7 thoughts on “Running in (or from?) Iowa

  1. I am a fan of both authors and have read both the books you have cited, but i felt that volf was a bad unfair with neibuhr. As a neo-ana-baptist I feel that volf can be a little light in “resist the powers”, though he is attacked more in the area of eventual judgment, perhaps they are two sides of the same coin. They represent a sometimes more jaundiced view of fulfilling your (1) and (2), though maybe I’m not sure what a matter of faith is.

    It is interesting seeing the Chinese students that come to the US and their moral purity, it says something that their State has draconian laws on getting a girl pregnant (goto prison) or removing “reality” television (this week). Are moral virtues a matter of faith? vs say democracy?

    ..and yet, David Goldstein’s Book “How Civilizations Die, (And Why Islam Is Dying Too)” points out demographically that only the US and Israel as industrial powers actually have a birthrate that is above 2 (Iran is about 1.2, and Turkey is about 1.05 by comparison), he posits that this is a spiritual issue

    “individual human existence looks forward to the continuation of the culture that nurtures, sustains, and transmits our contribution to future generations. Culture is the stuff out of which we weave the hope of immortality—not merely through genetic transmission but through inter-generational communication.”

    He further points out that in the US, practicing Christians and Jews have children and atheists/agnostics by comparison do not.

    I agree with Volf on human flourishing, but i’d abstract it in the manner that it is done in 2 Peter, if there is no Coming/Resurrection/immortality then there is only me in the here and now, and I rather have a porche then a kid (who will cost me $220,000 according to the Dept of Commerce through age 17). This immortality/judgment extends beyond Christiandom, into Judaism and Hinduism and the male half of Islam (the women are sex toys in eternity).

    This is Volf’s limitation, and as much as I love him as well, his mentor Moltmann. Flourishing must integrate “resist” and “judgment”.

    • I would have liked a more indepth critique of Niebuhr than what Volf offers.

      His prophetic side might answer some of the short-comings you sight; but I agree that the judgment issue is absent.
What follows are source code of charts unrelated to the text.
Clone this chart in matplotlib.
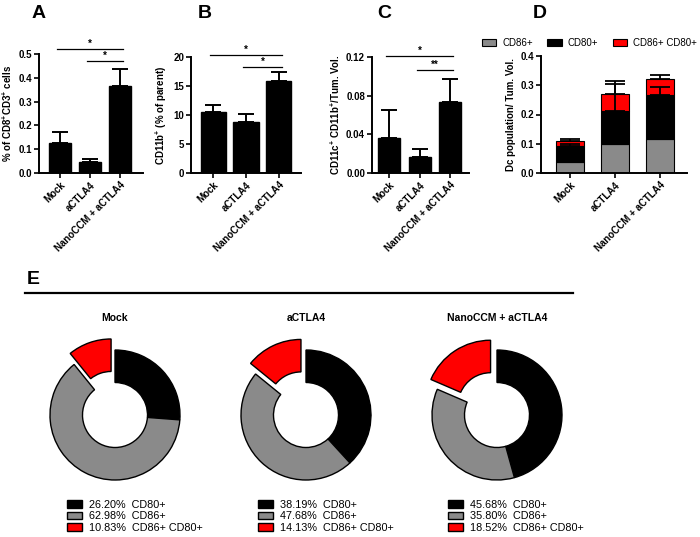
import matplotlib
matplotlib.use('Agg')
import matplotlib.pyplot as plt
import numpy as np

plt.rcParams['font.family'] = ['Liberation Sans', 'DejaVu Sans']
plt.rcParams['mathtext.default'] = 'regular'

W, H = 700, 537
fig = plt.figure(figsize=(7, 5.37), dpi=100)

def box(l, t, r, b):
    return [l / W, 1 - b / H, (r - l) / W, (b - t) / H]

# ---------------- data ----------------
groups = ['Mock', 'aCTLA4', 'NanoCCM + aCTLA4']

cd8_mean = [0.128, 0.045, 0.365]
cd8_upper = [0.172, 0.058, 0.435]

cd11b_mean = [10.5, 8.8, 15.9]
cd11b_upper = [11.8, 10.2, 17.4]

cd11c_mean = [0.036, 0.017, 0.073]
cd11c_upper = [0.065, 0.025, 0.097]

dc_cd86 = [0.037, 0.099, 0.117]
dc_cd80_top = [0.092, 0.213, 0.267]
dc_double_top = [0.109, 0.269, 0.320]
dc_cd80_err_top = [0.100, 0.304, 0.295]
dc_double_err_top = [0.115, 0.314, 0.335]

pie_labels = ['CD80+', 'CD86+', 'CD86+ CD80+']
pie_mock = [26.20, 62.98, 10.83]
pie_actla4 = [38.19, 47.68, 14.13]
pie_nano = [45.68, 35.80, 18.52]

GRAY = '#8a8a8a'
RED = '#ff0000'
FS = 7

def style_axes(ax, ylim, yticks, ytl, xlim):
    for s in ['top', 'right']:
        ax.spines[s].set_visible(False)
    for s in ['left', 'bottom']:
        ax.spines[s].set_linewidth(1.4)
    ax.set_ylim(*ylim)
    ax.set_xlim(*xlim)
    ax.set_yticks(yticks)
    ax.set_yticklabels(ytl, fontsize=FS, fontweight='bold')
    ax.set_xticks(np.arange(len(groups)))
    ax.set_xticklabels(groups, rotation=45, ha='right', rotation_mode='anchor',
                       fontsize=FS, fontweight='bold')
    ax.tick_params(axis='both', width=1.2, length=3.5, pad=1.5)

def bar_panel(rect, means, uppers, ylim, yticks, ytl, ylabel, xlim, width, sigs):
    ax = fig.add_axes(rect)
    x = np.arange(len(groups))
    ax.bar(x, means, width, color='black', edgecolor='black', zorder=2)
    err = np.array(uppers) - np.array(means)
    ax.errorbar(x, means, yerr=[np.zeros(3), err], fmt='none', ecolor='black',
                elinewidth=1.4, capsize=6, capthick=1.4, zorder=3)
    style_axes(ax, ylim, yticks, ytl, xlim)
    ax.set_ylabel(ylabel, fontsize=FS, fontweight='bold', labelpad=3)
    for (i, j, y, t) in sigs:
        ax.plot([i - 0.1, j + 0.1], [y, y], color='black', lw=0.9, clip_on=False)
        ax.text((i + j) / 2, y, t, ha='center', va='bottom', fontsize=FS,
                fontweight='bold', clip_on=False)
    return ax

# A
bar_panel(box(39, 54, 143, 173), cd8_mean, cd8_upper, (0, 0.5),
          [0, 0.1, 0.2, 0.3, 0.4, 0.5], ['0.0', '0.1', '0.2', '0.3', '0.4', '0.5'],
          '% of CD8$^{+}$CD3$^{+}$ cells', (-0.7, 2.77), 0.73,
          [(0, 2, 0.52, '*'), (1, 2, 0.47, '*')])
# B
bar_panel(box(191, 57, 301, 173), cd11b_mean, cd11b_upper, (0, 20),
          [0, 5, 10, 15, 20], ['0', '5', '10', '15', '20'],
          'CD11b$^{+}$ (% of parent)', (-0.67, 2.67), 0.76,
          [(0, 2, 20.3, '*'), (1, 2, 18.3, '*')])
# C
bar_panel(box(372, 57, 469, 173), cd11c_mean, cd11c_upper, (0, 0.12),
          [0, 0.04, 0.08, 0.12], ['0.00', '0.04', '0.08', '0.12'],
          'CD11c$^{+}$ CD11b$^{+}$/Tum. Vol.', (-0.56, 2.62), 0.72,
          [(0, 2, 0.121, '*'), (1, 2, 0.107, '**')])

# D stacked
axd = fig.add_axes(box(541, 56, 687, 173))
x = np.arange(3)
wd = 0.62
cd80_seg = np.array(dc_cd80_top) - np.array(dc_cd86)
dbl_seg = np.array(dc_double_top) - np.array(dc_cd80_top)
axd.errorbar(x, dc_cd80_top, yerr=[np.zeros(3), np.array(dc_cd80_err_top) - np.array(dc_cd80_top)],
             fmt='none', ecolor='black', elinewidth=1.3, capsize=7, capthick=1.3, zorder=4)
axd.errorbar(x, dc_double_top, yerr=[np.zeros(3), np.array(dc_double_err_top) - np.array(dc_double_top)],
             fmt='none', ecolor='black', elinewidth=1.3, capsize=7, capthick=1.3, zorder=4)
axd.bar(x, dc_cd86, wd, color=GRAY, edgecolor='black', lw=0.8, label='CD86+', zorder=2)
axd.bar(x, cd80_seg, wd, bottom=dc_cd86, color='black', edgecolor='black', lw=0.8, label='CD80+', zorder=2)
axd.bar(x, dbl_seg, wd, bottom=dc_cd80_top, color=RED, edgecolor='black', lw=0.8,
        label='CD86+ CD80+', zorder=2)
style_axes(axd, (0, 0.4), [0, 0.1, 0.2, 0.3, 0.4], ['0.0', '0.1', '0.2', '0.3', '0.4'], (-0.64, 2.6))
axd.set_ylabel('Dc population/ Tum. Vol.', fontsize=FS, fontweight='bold', labelpad=3)
fig.legend(*axd.get_legend_handles_labels(), loc='center right', ncol=3,
           bbox_to_anchor=(697 / W, 1 - 43 / H), frameon=False, fontsize=7,
           handlelength=1.5, handleheight=0.8, handletextpad=0.6, columnspacing=1.5,
           borderaxespad=0, borderpad=0)

# panel letters
for lt, (px, py) in zip('ABCDE', [(39, 13), (205, 13), (384, 13), (540, 13), (33, 279)]):
    fig.text(px / W, 1 - py / H, lt, fontsize=14, fontweight='bold', ha='center', va='center')

# E separator line
fig.add_artist(plt.Line2D([25 / W, 573 / W], [1 - 293 / H, 1 - 293 / H], color='black', lw=1.6))

# donuts
pie_sets = [('Mock', pie_mock, 115, 67), ('aCTLA4', pie_actla4, 306, 258),
            ('NanoCCM + aCTLA4', pie_nano, 497, 448)]
R = 65
cy = 415
for title, vals, cx, lx in pie_sets:
    lim = 1.4
    s = lim * R
    axp = fig.add_axes(box(cx - s, cy - s, cx + s, cy + s))
    wedges, _ = axp.pie(vals, colors=['black', GRAY, RED], startangle=90, counterclock=False,
                        explode=[0, 0, 0.18], radius=1,
                        wedgeprops=dict(width=0.5, edgecolor='black', linewidth=1.0))
    axp.set_xlim(-lim, lim)
    axp.set_ylim(-lim, lim)
    axp.set_aspect('equal')
    axp.axis('off')
    fig.text(cx / W, 1 - 318 / H, title, fontsize=7.5, fontweight='bold', ha='center', va='center')
    labs = [f'{v:.2f}%  {n}' for v, n in zip(vals, pie_labels)]
    fig.legend(wedges, labs, loc='upper left', bbox_to_anchor=(lx / W, 1 - 500 / H),
               frameon=False, fontsize=7.8, handlelength=1.4, handleheight=0.75,
               handletextpad=0.6, labelspacing=0.12, borderaxespad=0, borderpad=0)

fig.savefig('out.png', dpi=100)
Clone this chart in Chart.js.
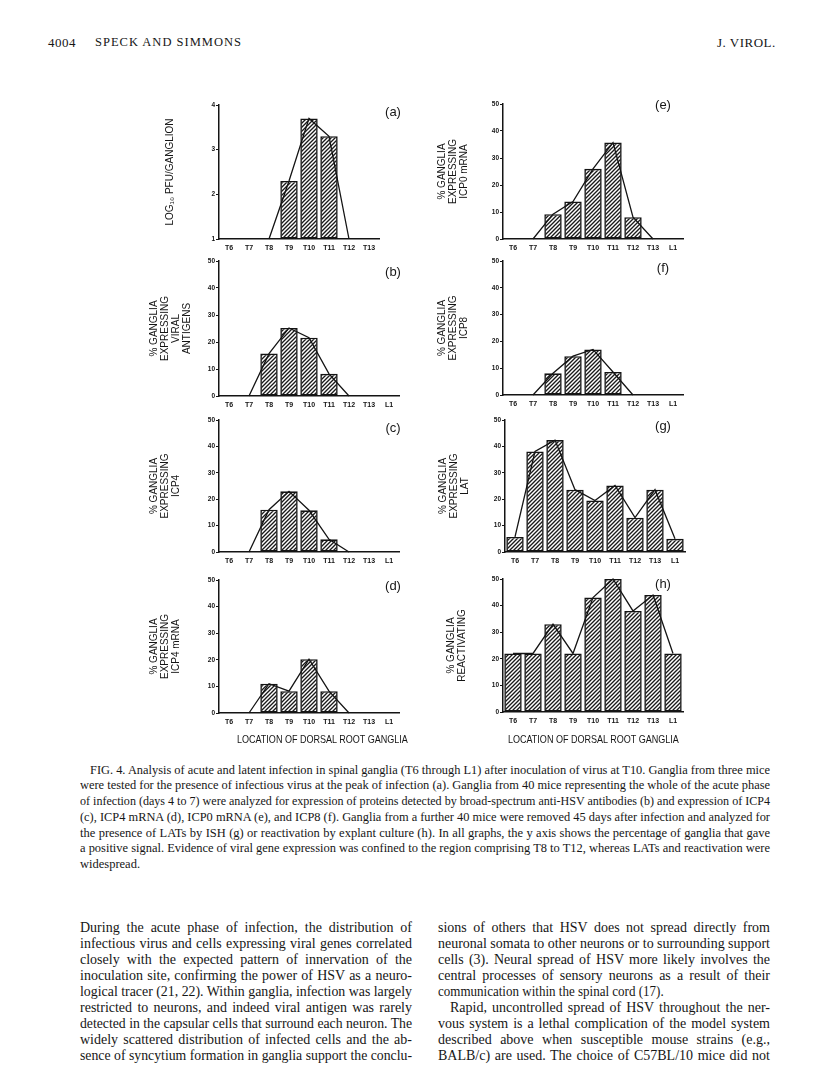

One might argue, however, that his point is not that this the vision for human flourshing becomes the Christian message; he puts forth the smaller claim that, given what the message is, this is how we should conduct ourselves and contribute toward the good in a pluralist situation.

      • I was unfair. It has been awhile since i read the book, prompted I now remember, it was set i plurality. But it prompts my next question, how does one then get to the point of knowing that this is the model (or best) form for human flourishing? [Oden like, I am going to sidestep exclusivity with respect to Judaism for the moment]

        You had mentioned preaching in your original posting, and you know how much I question this, last week Pastor Vern and I were discussing preaching, and my point was that the preaching integrated signs and symbols, it did not stand alone. Going beyond the miraculous for this discussion, Paul created a sign by mending tents, the death of the Apostles was testimony/symbol as well.

        What would be a sign or symbol that we have the best meta narrative?

  2. I think a significant sign or symbol that we have the best metanarrative would be, quite simply, healthy lives lived in healthy communities grounded in faith, hope, and love. If we walked the walk as much as we try to talk the talk, more people might believe us, because they believe what they see. As far as I’m concerned, that’s the “sign of the kingdom” that we as the Church don’t manage to perform for a watching world.

    • That is Volf’s contention–that we offer the most compelling vision of the good life, not necessarily the “best” narrative. One might reject the narrative, especially in a pluralist context, but the vision of flourishing should commend itself. It is then the task of more traditionally conceived evangelism/apologetics to move interested persons to the saving narrative. We have too easily attempted the latter detached from the former.